------ WORKING DATA ------
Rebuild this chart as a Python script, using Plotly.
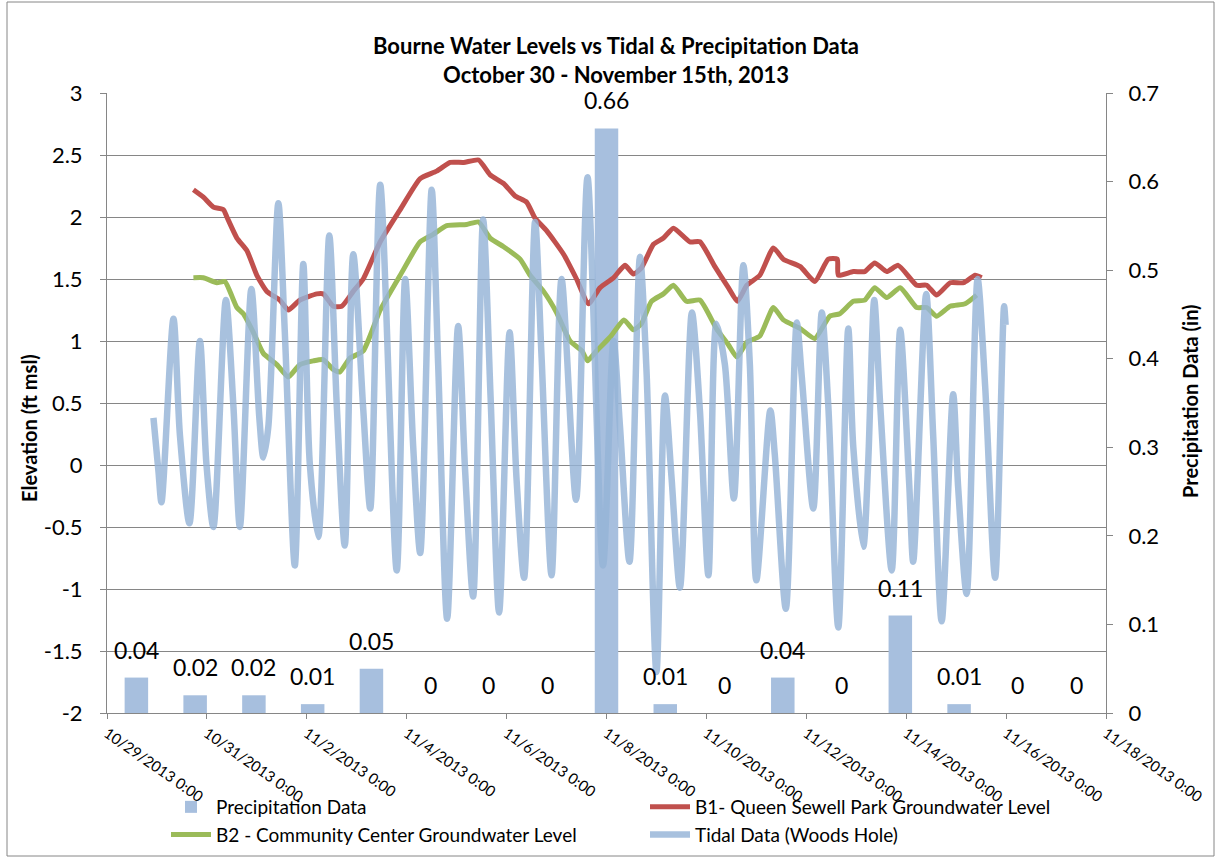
------
------ WORKING DATA ------
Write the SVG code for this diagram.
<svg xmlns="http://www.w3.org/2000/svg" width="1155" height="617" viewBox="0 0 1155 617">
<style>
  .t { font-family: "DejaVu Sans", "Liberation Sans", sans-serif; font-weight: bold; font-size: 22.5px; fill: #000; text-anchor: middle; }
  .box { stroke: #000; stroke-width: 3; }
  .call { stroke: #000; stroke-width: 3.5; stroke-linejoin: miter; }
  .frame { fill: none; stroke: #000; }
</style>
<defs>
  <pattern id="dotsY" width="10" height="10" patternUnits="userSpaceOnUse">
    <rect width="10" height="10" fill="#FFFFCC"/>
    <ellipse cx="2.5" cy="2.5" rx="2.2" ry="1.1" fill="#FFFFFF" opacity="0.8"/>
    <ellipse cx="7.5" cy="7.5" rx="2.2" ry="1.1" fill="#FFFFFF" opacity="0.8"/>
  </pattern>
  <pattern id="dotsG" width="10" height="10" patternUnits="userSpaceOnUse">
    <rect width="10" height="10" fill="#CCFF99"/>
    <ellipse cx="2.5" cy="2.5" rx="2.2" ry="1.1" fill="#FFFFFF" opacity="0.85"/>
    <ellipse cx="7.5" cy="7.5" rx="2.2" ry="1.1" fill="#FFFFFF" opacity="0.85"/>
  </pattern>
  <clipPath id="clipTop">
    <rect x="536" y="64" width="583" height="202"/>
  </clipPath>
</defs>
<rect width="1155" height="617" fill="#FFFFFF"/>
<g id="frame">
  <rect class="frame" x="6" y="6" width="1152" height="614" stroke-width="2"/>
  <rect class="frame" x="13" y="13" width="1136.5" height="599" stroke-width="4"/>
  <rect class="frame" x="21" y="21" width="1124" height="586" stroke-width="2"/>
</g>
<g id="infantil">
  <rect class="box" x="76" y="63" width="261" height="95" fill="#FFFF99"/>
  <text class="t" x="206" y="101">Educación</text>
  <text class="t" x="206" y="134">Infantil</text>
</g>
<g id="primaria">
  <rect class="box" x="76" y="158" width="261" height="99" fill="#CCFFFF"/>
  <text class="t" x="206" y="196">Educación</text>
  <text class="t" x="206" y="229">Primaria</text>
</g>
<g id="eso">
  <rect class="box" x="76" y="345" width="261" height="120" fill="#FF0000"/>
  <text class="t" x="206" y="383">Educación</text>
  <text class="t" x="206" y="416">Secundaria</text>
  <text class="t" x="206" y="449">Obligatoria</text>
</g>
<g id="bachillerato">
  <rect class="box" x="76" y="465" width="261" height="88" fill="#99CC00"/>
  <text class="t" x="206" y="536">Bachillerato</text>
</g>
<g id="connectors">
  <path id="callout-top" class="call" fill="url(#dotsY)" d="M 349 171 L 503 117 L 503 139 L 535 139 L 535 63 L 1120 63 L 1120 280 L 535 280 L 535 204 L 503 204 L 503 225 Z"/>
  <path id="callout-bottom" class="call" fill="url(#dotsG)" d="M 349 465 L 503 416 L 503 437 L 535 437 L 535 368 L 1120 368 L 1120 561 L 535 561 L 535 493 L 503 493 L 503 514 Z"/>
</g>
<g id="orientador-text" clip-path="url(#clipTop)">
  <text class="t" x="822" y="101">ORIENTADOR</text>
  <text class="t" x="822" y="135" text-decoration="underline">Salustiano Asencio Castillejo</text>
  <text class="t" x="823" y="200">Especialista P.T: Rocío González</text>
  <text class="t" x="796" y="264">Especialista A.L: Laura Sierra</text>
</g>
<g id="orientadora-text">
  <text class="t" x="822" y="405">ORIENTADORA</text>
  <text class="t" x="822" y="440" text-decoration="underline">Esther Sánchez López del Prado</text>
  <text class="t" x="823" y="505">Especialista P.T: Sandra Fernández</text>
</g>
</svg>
------
------ WORKING DATA ------
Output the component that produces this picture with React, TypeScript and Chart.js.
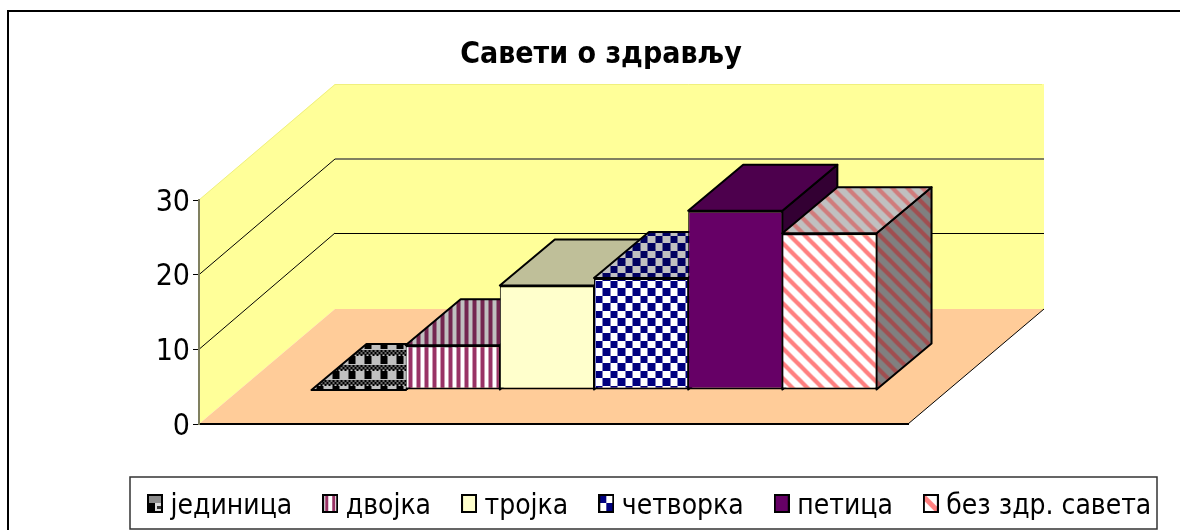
------
### STATED TASK:
Pick out every line holding the string "this" and return it.

### OUTPUT:
Rebuild this chart as a Python script, using Plotly.
Write the SVG code for this diagram.
Output the component that produces this picture with React, TypeScript and Chart.js.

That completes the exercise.